• [GIVEN REQUEST]:
Copy every line, exactly and only, from the line containing "Reproduce this chart with Chart.js." to the line containing "const yTickValues = [0, 10, 20, 30, 40, 50];", both lines included.

• [DATA RECORDS]:
— start —

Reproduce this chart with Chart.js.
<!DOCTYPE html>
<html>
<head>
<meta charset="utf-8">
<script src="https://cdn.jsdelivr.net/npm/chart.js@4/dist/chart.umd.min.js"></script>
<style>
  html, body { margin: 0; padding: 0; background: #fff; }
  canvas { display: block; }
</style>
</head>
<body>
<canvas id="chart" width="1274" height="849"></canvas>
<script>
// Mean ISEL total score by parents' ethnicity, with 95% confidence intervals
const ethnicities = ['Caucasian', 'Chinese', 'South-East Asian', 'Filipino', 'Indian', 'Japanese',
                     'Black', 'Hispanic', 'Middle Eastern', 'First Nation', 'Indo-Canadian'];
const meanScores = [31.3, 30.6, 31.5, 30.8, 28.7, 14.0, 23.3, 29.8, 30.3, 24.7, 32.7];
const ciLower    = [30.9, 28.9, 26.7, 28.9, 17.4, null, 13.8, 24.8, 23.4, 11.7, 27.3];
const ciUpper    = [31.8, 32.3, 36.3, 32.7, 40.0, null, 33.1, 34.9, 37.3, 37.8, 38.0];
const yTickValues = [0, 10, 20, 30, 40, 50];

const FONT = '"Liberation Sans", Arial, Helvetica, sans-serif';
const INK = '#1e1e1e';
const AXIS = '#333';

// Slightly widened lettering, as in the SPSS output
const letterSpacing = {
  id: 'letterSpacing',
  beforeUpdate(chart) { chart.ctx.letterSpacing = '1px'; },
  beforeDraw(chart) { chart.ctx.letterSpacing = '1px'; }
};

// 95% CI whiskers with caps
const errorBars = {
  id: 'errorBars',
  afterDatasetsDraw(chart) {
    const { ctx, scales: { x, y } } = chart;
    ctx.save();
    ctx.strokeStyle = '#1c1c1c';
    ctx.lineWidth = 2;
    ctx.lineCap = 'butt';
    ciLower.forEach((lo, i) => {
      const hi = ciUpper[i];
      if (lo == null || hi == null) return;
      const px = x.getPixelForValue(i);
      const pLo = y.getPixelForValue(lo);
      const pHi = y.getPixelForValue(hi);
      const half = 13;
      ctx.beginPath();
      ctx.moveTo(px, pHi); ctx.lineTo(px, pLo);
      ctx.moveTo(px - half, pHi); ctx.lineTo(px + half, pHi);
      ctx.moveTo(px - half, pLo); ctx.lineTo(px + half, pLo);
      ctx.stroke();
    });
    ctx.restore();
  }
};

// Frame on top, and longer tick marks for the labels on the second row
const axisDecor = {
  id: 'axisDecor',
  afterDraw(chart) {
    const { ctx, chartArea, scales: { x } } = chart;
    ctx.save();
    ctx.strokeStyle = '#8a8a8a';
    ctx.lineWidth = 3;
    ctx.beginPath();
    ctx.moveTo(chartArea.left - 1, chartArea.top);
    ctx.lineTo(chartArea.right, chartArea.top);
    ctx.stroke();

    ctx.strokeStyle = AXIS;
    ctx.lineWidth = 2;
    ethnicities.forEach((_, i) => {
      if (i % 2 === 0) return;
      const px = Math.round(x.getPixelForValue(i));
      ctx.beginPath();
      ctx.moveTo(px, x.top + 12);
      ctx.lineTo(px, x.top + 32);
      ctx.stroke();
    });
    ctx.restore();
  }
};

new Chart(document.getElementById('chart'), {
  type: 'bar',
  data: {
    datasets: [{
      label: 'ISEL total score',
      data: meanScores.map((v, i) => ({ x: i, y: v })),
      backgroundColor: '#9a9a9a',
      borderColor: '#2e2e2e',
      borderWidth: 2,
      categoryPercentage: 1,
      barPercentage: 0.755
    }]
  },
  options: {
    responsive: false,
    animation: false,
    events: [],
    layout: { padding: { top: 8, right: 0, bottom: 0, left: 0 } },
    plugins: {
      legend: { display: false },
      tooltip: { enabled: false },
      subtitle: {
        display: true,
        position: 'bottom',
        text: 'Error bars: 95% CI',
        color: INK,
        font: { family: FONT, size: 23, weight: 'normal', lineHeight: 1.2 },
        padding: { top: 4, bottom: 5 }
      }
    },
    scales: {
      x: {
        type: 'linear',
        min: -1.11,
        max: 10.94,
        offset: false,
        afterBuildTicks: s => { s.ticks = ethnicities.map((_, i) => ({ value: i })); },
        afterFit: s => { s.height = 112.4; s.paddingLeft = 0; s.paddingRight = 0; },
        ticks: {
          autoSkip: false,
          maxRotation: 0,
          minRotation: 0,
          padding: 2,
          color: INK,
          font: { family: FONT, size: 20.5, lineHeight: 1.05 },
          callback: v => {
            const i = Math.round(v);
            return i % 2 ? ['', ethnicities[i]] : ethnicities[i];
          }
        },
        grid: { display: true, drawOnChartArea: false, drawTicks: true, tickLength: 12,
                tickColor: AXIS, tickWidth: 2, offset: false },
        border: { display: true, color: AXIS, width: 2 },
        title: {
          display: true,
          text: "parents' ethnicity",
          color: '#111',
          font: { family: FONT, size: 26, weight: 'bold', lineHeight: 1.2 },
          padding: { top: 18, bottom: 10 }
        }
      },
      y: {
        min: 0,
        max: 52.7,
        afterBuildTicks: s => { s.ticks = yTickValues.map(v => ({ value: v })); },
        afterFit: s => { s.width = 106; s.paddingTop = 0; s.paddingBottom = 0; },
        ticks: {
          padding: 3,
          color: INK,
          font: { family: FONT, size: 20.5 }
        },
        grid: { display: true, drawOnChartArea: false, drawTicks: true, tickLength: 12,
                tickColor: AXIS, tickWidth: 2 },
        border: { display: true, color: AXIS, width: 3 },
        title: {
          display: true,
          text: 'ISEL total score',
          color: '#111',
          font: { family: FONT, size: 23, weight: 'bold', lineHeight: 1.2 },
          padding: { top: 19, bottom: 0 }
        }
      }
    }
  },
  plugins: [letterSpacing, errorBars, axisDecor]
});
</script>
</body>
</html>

— end —
— start —

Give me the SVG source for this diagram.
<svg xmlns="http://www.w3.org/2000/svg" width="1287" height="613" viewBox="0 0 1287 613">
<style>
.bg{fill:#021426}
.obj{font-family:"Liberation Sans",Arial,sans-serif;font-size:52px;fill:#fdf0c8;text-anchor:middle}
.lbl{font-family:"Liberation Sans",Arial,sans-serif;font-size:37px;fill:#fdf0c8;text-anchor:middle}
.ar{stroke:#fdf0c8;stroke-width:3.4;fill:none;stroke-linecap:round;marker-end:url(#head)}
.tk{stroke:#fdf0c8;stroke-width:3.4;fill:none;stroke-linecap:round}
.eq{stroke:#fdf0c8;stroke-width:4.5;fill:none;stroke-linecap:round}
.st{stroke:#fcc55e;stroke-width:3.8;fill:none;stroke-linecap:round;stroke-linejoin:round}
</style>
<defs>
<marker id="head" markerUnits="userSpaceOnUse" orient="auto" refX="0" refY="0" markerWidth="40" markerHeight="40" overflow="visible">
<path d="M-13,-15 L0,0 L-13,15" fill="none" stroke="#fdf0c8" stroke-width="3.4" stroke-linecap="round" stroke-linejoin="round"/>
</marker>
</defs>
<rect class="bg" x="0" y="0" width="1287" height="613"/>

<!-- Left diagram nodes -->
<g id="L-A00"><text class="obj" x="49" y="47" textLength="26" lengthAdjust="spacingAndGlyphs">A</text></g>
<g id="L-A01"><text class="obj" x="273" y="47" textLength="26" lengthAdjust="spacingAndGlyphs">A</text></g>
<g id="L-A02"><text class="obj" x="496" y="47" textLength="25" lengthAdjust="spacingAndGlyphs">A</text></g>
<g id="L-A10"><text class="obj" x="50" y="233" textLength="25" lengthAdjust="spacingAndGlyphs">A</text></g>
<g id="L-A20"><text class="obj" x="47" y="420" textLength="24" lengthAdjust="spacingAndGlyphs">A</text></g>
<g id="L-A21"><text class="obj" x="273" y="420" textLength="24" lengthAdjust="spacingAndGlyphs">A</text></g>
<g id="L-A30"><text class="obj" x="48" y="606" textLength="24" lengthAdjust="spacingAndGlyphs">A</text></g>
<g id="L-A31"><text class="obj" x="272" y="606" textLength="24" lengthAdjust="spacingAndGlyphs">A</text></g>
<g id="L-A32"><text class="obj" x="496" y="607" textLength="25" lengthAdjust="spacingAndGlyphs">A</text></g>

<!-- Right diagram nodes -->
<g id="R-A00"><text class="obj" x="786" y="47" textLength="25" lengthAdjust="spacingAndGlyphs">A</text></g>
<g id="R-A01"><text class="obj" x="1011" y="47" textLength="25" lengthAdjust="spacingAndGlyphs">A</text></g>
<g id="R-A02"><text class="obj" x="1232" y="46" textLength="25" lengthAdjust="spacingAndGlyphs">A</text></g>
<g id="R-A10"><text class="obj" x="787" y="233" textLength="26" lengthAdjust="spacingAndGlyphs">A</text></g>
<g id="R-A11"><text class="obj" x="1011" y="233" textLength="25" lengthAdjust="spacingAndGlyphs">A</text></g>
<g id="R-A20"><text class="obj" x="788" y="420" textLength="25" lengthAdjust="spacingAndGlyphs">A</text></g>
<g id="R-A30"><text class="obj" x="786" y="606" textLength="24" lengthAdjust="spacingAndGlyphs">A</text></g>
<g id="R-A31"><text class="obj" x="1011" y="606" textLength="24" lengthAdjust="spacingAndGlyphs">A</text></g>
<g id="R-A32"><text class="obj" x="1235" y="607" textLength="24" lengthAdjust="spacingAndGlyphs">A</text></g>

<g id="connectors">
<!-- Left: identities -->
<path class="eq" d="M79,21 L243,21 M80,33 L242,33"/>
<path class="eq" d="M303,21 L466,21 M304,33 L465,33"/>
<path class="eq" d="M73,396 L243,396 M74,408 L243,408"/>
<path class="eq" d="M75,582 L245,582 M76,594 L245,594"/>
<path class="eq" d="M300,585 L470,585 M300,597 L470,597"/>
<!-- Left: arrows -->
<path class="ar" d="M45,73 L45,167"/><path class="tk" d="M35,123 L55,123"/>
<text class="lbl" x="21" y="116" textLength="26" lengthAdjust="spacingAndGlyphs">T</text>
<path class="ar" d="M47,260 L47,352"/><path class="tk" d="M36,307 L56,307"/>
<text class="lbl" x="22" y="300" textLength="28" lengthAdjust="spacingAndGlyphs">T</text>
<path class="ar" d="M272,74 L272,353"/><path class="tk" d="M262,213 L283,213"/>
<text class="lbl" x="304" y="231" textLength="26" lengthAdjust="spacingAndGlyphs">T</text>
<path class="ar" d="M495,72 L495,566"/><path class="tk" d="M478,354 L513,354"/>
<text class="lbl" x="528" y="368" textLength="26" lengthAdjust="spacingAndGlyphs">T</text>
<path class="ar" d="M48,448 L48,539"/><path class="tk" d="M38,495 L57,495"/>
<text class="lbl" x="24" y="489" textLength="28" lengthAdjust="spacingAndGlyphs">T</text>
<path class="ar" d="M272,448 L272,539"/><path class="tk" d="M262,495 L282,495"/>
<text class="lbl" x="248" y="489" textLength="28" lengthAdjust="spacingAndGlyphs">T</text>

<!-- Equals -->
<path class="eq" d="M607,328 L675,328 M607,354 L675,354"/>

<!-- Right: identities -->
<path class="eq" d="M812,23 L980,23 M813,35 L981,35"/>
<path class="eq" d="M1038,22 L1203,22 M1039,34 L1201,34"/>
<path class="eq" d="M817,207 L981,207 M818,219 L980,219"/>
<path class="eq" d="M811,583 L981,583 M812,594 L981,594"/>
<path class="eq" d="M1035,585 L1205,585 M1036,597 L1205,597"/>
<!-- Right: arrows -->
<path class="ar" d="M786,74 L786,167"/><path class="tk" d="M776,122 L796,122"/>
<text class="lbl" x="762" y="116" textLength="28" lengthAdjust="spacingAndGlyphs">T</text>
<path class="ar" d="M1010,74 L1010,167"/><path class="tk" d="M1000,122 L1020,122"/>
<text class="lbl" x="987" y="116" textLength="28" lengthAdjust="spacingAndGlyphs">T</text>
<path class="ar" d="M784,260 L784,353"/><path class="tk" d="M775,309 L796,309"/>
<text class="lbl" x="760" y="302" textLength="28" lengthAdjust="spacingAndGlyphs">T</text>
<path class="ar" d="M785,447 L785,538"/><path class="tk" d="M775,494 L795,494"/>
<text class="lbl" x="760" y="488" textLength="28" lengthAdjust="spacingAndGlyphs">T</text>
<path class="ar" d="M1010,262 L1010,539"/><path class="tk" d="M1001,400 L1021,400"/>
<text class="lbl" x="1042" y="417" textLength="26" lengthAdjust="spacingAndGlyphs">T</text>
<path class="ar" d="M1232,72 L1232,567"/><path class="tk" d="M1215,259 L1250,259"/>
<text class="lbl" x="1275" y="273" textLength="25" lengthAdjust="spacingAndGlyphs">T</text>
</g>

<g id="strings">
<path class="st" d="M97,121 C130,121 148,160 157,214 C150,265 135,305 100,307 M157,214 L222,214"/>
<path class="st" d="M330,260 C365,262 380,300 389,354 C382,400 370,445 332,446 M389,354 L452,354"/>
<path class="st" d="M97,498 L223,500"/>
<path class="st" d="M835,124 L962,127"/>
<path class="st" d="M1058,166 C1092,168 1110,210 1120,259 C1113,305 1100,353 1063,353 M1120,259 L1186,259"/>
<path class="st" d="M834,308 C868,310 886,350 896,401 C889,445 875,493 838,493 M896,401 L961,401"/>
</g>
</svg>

— end —
— start —

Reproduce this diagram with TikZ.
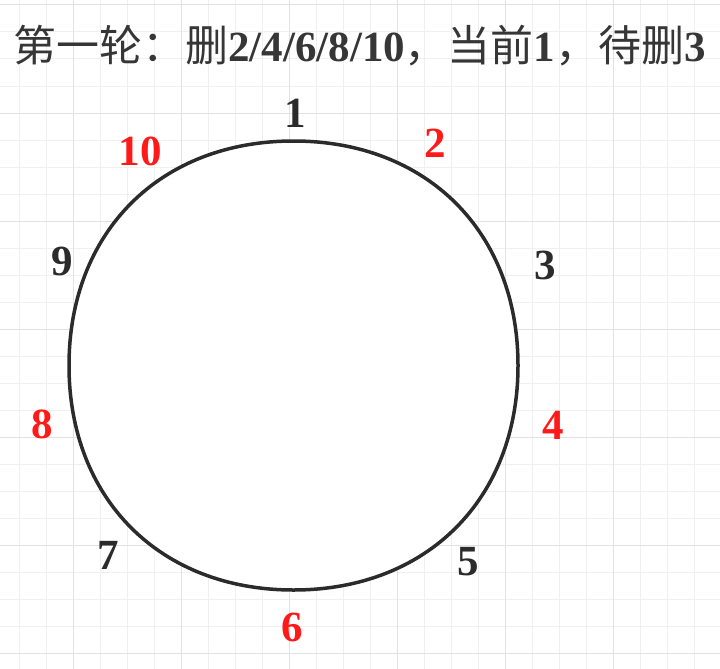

— end —

• [FINISHED TASK]:
Reproduce this chart with Chart.js.
<!DOCTYPE html>
<html>
<head>
<meta charset="utf-8">
<script src="https://cdn.jsdelivr.net/npm/chart.js@4/dist/chart.umd.min.js"></script>
<style>
  html, body { margin: 0; padding: 0; background: #fff; }
  canvas { display: block; }
</style>
</head>
<body>
<canvas id="chart" width="1274" height="849"></canvas>
<script>
// Mean ISEL total score by parents' ethnicity, with 95% confidence intervals
const ethnicities = ['Caucasian', 'Chinese', 'South-East Asian', 'Filipino', 'Indian', 'Japanese',
                     'Black', 'Hispanic', 'Middle Eastern', 'First Nation', 'Indo-Canadian'];
const meanScores = [31.3, 30.6, 31.5, 30.8, 28.7, 14.0, 23.3, 29.8, 30.3, 24.7, 32.7];
const ciLower    = [30.9, 28.9, 26.7, 28.9, 17.4, null, 13.8, 24.8, 23.4, 11.7, 27.3];
const ciUpper    = [31.8, 32.3, 36.3, 32.7, 40.0, null, 33.1, 34.9, 37.3, 37.8, 38.0];
const yTickValues = [0, 10, 20, 30, 40, 50];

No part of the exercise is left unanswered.